Tuesday, October 03, 2006

Combining Posts

I'd been meaning to write this earlier, but Olaf's comments below have me wondering, with regards to Afghanistan: Where's the good news I'm missing? I asked this same question about Iraq about three years ago now, and have never, ever, received a convincing argument.

This is important, not just because I like to feel good about Canadian soldiers and the work they do. There's a very simple question, which I keep asking (to the point of boring my readers, I'm sure.)

Is it working?

Whenever we use military force, we need to be willing to re-evaluate our strategies on an instant. If it isn't working, it needs to change, now. Delaying a necessary change does nothing except kill people unnecessarily. This report, from the UK, indicates to me that force is increasingly useless in Afghanistan and the major actors are accepting the inevitability of some kind of negotiated settlement:
Over the past two months British soldiers have come under sustained attack defending a remote mud-walled government outpost in the town of Musa Qala in southern Afghanistan. Eight have been killed there.

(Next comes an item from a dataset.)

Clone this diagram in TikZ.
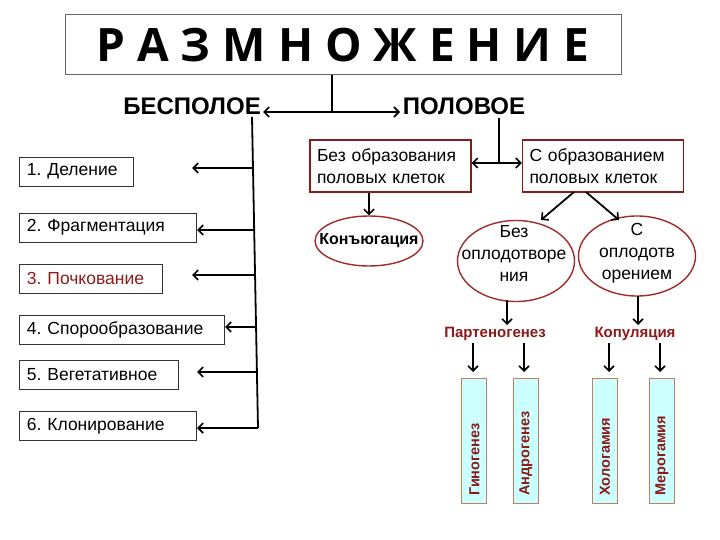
\documentclass[tikz,border=0pt]{standalone}
\usepackage{fontspec}
\setmainfont{Liberation Sans}
\newfontfamily\titlefont{Open Sans}
\usetikzlibrary{arrows.meta,shapes.geometric}
\definecolor{dred}{HTML}{8B1A1A}
\definecolor{ered}{HTML}{A32A2A}
\definecolor{barfill}{HTML}{CCFFFF}
\definecolor{barline}{HTML}{C08060}
\frenchspacing
\tikzset{
  conn/.style={line width=1.8pt,-{Straight Barb[length=5pt,width=10pt,line width=1.6pt]}},
  twoway/.style={line width=1.8pt,{Straight Barb[length=5pt,width=10pt,line width=1.6pt]}-{Straight Barb[length=5pt,width=10pt,line width=1.6pt]}},
  plain/.style={line width=1.8pt},
  leftbox/.style={draw=black!80,line width=0.8pt,minimum height=29pt,inner ysep=0pt,inner xsep=8pt,align=left,font=\fontsize{17.5}{20}\selectfont},
  rbox/.style={draw=dred,line width=1.2pt,minimum height=52pt,inner ysep=0pt,inner xsep=7pt,text width=147pt,align=left,font=\fontsize{17.5}{22}\selectfont},
  ell/.style={draw=ered,line width=1.4pt,ellipse,inner sep=0pt},
  bar/.style={draw=barline,fill=barfill,line width=1pt,minimum width=25pt,minimum height=125pt,inner sep=0pt},
  bartext/.style={rotate=90,anchor=west,text=dred,inner sep=0pt,font=\bfseries\fontsize{14.5}{16}\selectfont},
  head/.style={font=\bfseries\fontsize{24}{28}\selectfont,inner sep=0pt},
  sub/.style={text=dred,font=\bfseries\fontsize{15}{18}\selectfont,inner sep=0pt}
}
\begin{document}
\begin{tikzpicture}[x=1pt,y=-1pt]
\useasboundingbox (0,0) rectangle (720,540);
% title
\node[draw=black!60,line width=1pt,minimum width=556pt,minimum height=60pt,inner sep=0pt,
  font=\titlefont\bfseries\fontsize{46}{50}\selectfont] (title) at (343,45) {Р А З М Н О Ж Е Н И Е};
\node[head] (bes) at (192,106) {БЕСПОЛОЕ};
\node[head] (pol) at (464,106) {ПОЛОВОЕ};
\coordinate (tb) at (332,75);
\coordinate (tj) at (332,112);
\coordinate (bl) at (263,112);
\coordinate (br) at (400,112);
\draw[plain] (tb) -- (tj);
\draw[twoway] (bl) -- (br);
% left branch
\node[leftbox,text width=98pt] (b1) at (76,171.5) {1. Деление};
\node[leftbox,text width=161pt] (b2) at (107.5,227.5) {2. Фрагментация};
\node[leftbox,text width=127pt,text=dred] (b3) at (90.5,278.5) {3. Почкование};
\node[leftbox,text width=189pt] (b4) at (121.5,330) {4. Спорообразование};
\node[leftbox,text width=143pt] (b5) at (98.5,375) {5. Вегетативное};
\node[leftbox,text width=161pt] (b6) at (107.5,426) {6. Клонирование};
\coordinate (ttop) at (252,117);
\coordinate (tbot) at (258,428);
\draw[plain] (ttop) -- (tbot);
\coordinate (t1) at (253.0,168); \coordinate (a1) at (192,168);
\coordinate (t2) at (254.2,230); \coordinate (a2) at (197,230);
\coordinate (t3) at (255.0,275); \coordinate (a3) at (192,275);
\coordinate (t4) at (256.1,327); \coordinate (a4) at (225,327);
\coordinate (t5) at (256.9,372); \coordinate (a5) at (197,372);
\coordinate (t6) at (258.0,428); \coordinate (a6) at (197,428);
\foreach \i in {1,...,6} {\draw[conn] (t\i) -- (a\i);}
% right branch
\node[rbox] (ra) at (390.5,166) {Без образования\\половых клеток};
\node[rbox] (rb) at (603,166) {С образованием\\половых клеток};
\coordinate (pv1) at (499,118);
\coordinate (pv2) at (499,163);
\draw[plain] (pv1) -- (pv2);
\draw[twoway] (ra.east |- pv2) -- (rb.west |- pv2);
\node[ell,minimum width=108pt,minimum height=50pt] (conj) at (369,241) {};
\node[font=\bfseries\fontsize{16}{18}\selectfont,inner sep=0pt] (conjt) at (369,241) {Конъюгация};
\draw[conn] (ra.south -| conj) -- (conj.north);
\node[ell,minimum width=117pt,minimum height=81pt] (e1) at (516,261) {};
\node[ell,minimum width=117pt,minimum height=80pt] (e2) at (637,256) {};
\node[align=center,font=\fontsize{17.5}{22}\selectfont,inner sep=0pt] (e1t) at (514,253) {Без\\оплодотворе\\ния};
\node[align=center,font=\fontsize{17.5}{22}\selectfont,inner sep=0pt] (e2t) at (637,253) {С\\оплодотв\\орением};
\coordinate (rs1) at (574,192); \coordinate (rt1) at (541,220);
\coordinate (rs2) at (586,192); \coordinate (rt2) at (619,220);
\draw[conn] (rs1) -- (rt1);
\draw[conn] (rs2) -- (rt2);
\node[sub] (part) at (495,334) {Партеногенез};
\node[sub] (kop) at (635,334) {Копуляция};
\coordinate (p1) at (507,300); \coordinate (p2) at (507,325);
\coordinate (k1) at (638,296); \coordinate (k2) at (638,325);
\draw[conn] (p1) -- (p2);
\draw[conn] (k1) -- (k2);
% bars
\node[bar] (g1) at (474,440.5) {};
\node[bar] (g2) at (525.5,440.5) {};
\node[bar] (g3) at (604.5,440.5) {};
\node[bar] (g4) at (661.5,440.5) {};
\node[bartext] at (474.5,496) {Гиногенез};
\node[bartext] at (526,496) {Андрогенез};
\node[bartext] at (605,496) {Хологамия};
\node[bartext] at (662,496) {Мерогамия};
\coordinate (s1) at (473,343); \coordinate (s2) at (524,343);
\coordinate (s3) at (609,343); \coordinate (s4) at (660,343);
\coordinate (e1e) at (473,372); \coordinate (e2e) at (524,372);
\coordinate (e3e) at (609,372); \coordinate (e4e) at (660,372);
\draw[conn] (s1) -- (e1e);
\draw[conn] (s2) -- (e2e);
\draw[conn] (s3) -- (e3e);
\draw[conn] (s4) -- (e4e);
\end{tikzpicture}
\end{document}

It has now been agreed the troops will quietly pull out of Musa Qala in return for the Taliban doing the same. The compound is one of four district government offices in the Helmand province that are being guarded by British troops.
So here is my sincere request, because I'm as vulnerable to selection bias as anyone, if you've got the good news from Afghanistan, please send it along, either in comments or to the email address in the sidebar.

Because if there isn't any good news - if military force isn't working, if all we're doing is killing our own troops and many more Afghan citizens - then we need to get out, period.

Sticking around in Afghanistan simply because we don't want to negotiate with people we can't defeat militarily wouldn't just be petty. It would be profoundly immoral.